Code that draws figures
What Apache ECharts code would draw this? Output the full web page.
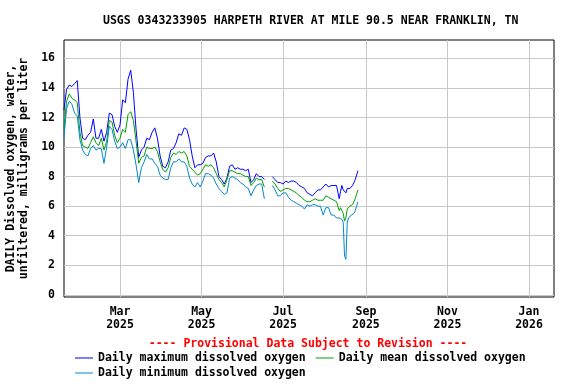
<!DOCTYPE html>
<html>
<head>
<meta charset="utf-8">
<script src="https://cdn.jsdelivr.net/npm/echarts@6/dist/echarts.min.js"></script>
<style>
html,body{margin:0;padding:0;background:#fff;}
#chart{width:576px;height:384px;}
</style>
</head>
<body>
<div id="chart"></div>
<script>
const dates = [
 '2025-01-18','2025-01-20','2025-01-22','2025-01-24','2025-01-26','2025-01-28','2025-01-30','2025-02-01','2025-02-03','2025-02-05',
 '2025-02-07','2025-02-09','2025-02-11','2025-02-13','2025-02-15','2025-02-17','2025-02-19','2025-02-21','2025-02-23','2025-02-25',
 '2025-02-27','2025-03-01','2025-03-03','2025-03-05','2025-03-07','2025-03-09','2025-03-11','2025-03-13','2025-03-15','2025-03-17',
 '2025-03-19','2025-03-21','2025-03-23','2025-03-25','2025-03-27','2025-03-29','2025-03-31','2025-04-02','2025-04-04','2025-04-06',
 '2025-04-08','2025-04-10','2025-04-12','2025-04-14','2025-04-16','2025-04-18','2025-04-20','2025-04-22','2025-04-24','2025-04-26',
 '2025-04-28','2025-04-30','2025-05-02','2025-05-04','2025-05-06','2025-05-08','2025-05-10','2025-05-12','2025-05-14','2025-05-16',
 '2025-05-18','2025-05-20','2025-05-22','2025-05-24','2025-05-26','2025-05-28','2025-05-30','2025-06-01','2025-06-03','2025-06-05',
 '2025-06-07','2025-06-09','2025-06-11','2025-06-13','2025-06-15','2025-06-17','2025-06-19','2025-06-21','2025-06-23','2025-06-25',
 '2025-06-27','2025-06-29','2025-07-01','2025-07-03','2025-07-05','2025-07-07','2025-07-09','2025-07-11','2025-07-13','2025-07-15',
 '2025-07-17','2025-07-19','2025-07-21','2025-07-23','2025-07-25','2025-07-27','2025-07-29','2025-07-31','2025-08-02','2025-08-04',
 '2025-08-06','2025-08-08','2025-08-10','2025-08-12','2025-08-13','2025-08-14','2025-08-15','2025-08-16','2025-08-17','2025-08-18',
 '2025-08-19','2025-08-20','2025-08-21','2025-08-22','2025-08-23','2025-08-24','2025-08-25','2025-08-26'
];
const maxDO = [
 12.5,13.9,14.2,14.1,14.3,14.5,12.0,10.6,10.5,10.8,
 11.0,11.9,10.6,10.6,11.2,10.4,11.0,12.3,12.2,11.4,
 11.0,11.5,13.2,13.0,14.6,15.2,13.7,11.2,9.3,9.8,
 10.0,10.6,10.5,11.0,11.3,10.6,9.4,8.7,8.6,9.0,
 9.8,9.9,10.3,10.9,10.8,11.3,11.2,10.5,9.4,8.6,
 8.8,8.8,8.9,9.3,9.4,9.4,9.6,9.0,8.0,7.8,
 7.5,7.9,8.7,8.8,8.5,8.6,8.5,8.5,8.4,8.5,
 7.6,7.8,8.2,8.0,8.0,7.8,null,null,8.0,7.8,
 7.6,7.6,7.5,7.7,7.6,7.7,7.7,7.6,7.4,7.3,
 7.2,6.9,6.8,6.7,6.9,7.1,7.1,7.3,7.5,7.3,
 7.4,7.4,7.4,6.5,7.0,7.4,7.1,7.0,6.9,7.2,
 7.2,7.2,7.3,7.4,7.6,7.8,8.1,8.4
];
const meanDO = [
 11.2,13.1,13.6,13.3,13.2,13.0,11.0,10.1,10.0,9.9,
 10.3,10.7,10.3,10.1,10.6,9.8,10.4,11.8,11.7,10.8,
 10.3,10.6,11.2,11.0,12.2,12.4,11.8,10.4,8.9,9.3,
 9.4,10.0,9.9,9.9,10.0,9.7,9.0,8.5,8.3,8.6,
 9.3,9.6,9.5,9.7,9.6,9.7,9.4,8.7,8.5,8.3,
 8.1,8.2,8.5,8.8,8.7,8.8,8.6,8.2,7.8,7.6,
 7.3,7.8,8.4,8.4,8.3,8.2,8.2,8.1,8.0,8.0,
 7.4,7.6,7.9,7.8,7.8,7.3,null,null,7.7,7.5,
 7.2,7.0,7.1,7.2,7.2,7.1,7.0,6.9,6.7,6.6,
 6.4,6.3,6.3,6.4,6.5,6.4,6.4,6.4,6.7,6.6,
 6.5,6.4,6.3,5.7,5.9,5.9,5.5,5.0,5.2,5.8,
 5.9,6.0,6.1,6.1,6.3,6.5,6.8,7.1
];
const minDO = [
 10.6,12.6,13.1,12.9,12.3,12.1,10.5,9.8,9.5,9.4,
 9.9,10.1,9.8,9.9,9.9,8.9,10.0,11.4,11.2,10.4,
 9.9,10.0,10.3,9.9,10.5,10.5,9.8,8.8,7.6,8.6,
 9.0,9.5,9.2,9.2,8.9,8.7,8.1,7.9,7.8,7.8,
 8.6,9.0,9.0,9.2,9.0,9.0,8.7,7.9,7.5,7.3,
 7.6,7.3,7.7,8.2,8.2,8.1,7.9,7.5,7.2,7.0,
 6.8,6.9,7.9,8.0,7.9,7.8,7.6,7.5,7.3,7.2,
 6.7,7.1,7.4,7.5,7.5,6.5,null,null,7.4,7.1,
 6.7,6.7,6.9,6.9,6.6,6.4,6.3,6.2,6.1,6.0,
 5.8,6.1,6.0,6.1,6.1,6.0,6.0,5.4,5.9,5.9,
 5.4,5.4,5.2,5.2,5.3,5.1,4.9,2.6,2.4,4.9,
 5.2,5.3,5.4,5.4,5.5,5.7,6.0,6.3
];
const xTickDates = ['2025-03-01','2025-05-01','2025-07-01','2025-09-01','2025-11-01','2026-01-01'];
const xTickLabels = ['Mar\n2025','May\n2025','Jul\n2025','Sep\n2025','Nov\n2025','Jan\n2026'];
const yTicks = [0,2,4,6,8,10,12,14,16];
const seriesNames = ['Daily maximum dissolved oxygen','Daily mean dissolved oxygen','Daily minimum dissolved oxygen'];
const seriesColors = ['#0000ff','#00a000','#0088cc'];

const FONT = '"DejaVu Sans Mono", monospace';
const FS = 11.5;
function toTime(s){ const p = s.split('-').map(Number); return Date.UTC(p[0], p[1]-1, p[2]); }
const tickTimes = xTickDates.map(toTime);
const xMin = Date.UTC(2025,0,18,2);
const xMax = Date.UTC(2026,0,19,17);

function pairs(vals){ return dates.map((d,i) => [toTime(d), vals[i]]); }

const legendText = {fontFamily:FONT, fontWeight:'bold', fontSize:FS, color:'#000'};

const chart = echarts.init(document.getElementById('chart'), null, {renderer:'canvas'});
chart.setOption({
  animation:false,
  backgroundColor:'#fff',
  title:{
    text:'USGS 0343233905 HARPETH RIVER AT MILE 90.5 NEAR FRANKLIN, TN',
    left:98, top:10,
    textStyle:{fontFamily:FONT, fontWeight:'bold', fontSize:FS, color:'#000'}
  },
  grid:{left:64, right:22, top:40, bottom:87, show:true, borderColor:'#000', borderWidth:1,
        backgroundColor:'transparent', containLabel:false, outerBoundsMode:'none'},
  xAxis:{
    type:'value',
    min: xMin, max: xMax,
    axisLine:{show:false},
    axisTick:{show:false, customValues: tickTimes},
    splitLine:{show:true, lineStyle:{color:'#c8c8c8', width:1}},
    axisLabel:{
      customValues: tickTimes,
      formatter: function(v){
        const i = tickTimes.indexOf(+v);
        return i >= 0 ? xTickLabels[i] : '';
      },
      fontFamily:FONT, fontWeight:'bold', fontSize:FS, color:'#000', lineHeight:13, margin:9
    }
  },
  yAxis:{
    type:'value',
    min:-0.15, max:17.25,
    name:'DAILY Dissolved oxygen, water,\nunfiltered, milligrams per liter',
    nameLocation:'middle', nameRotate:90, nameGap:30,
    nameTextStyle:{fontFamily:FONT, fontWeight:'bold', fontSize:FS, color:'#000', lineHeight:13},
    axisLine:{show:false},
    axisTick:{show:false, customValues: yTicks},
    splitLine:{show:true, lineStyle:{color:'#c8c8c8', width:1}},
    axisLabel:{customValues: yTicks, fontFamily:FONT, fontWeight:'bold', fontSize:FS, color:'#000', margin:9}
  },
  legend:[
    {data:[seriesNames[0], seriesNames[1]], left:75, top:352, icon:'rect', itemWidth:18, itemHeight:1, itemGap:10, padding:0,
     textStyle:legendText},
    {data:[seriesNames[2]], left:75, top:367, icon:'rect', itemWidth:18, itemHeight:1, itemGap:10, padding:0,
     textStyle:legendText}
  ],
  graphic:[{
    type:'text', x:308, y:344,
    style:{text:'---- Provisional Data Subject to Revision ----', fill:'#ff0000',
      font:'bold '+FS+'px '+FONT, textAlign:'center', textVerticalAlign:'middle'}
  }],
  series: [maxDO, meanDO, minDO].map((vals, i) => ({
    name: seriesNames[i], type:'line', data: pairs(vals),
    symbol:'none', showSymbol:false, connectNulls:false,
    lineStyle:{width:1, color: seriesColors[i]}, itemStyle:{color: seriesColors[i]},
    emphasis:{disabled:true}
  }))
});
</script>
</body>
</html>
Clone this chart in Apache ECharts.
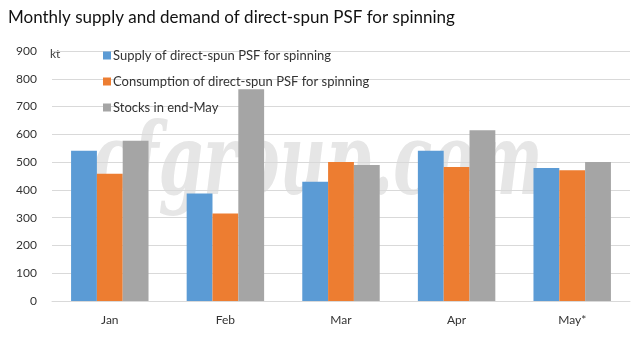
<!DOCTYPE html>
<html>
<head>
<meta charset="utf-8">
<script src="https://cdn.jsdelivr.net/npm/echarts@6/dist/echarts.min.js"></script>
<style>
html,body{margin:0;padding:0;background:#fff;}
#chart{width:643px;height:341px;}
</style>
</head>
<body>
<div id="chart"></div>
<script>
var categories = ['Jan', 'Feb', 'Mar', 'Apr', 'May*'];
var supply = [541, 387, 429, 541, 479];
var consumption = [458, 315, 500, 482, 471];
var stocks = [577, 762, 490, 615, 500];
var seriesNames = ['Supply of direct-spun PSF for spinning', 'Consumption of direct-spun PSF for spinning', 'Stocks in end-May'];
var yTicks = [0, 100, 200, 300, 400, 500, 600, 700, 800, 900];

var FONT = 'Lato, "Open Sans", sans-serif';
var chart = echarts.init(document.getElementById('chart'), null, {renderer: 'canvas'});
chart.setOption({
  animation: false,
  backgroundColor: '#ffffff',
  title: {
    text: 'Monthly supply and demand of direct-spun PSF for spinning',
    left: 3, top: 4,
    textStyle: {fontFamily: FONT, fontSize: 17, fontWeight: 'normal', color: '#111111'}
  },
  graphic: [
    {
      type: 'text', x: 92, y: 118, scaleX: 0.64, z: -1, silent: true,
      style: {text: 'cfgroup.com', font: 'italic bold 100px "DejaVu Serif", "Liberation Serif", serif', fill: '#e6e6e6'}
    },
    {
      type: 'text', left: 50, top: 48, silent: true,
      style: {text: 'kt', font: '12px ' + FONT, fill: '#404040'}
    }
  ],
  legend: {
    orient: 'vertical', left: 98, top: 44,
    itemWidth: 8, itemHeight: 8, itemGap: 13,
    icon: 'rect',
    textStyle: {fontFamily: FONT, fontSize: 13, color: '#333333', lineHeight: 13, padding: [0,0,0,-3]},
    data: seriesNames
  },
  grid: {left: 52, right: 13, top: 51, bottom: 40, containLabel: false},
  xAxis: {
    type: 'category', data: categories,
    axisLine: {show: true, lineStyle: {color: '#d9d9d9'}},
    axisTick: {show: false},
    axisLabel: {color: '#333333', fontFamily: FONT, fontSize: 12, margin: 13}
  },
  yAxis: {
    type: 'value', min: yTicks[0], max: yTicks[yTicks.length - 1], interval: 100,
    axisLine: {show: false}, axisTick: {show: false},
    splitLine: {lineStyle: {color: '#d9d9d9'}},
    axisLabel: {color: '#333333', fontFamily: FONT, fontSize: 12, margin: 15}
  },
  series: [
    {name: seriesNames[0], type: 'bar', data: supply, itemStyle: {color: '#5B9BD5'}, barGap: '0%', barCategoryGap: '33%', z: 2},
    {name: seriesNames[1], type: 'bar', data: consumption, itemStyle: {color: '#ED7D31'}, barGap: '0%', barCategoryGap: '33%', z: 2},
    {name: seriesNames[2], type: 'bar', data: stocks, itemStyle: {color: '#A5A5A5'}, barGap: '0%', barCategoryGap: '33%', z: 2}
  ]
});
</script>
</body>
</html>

STATED PROBLEM >>
Write out, exactly and with nothing added, everything from the line with "Clone this chart in Apache ECharts." down to the line with "700, 800, 900];", both included. Drop any pictures.

REPLY TO THE EXERCISE >>
Clone this chart in Apache ECharts.
<!DOCTYPE html>
<html>
<head>
<meta charset="utf-8">
<script src="https://cdn.jsdelivr.net/npm/echarts@6/dist/echarts.min.js"></script>
<style>
html,body{margin:0;padding:0;background:#fff;}
#chart{width:643px;height:341px;}
</style>
</head>
<body>
<div id="chart"></div>
<script>
var categories = ['Jan', 'Feb', 'Mar', 'Apr', 'May*'];
var supply = [541, 387, 429, 541, 479];
var consumption = [458, 315, 500, 482, 471];
var stocks = [577, 762, 490, 615, 500];
var seriesNames = ['Supply of direct-spun PSF for spinning', 'Consumption of direct-spun PSF for spinning', 'Stocks in end-May'];
var yTicks = [0, 100, 200, 300, 400, 500, 600, 700, 800, 900];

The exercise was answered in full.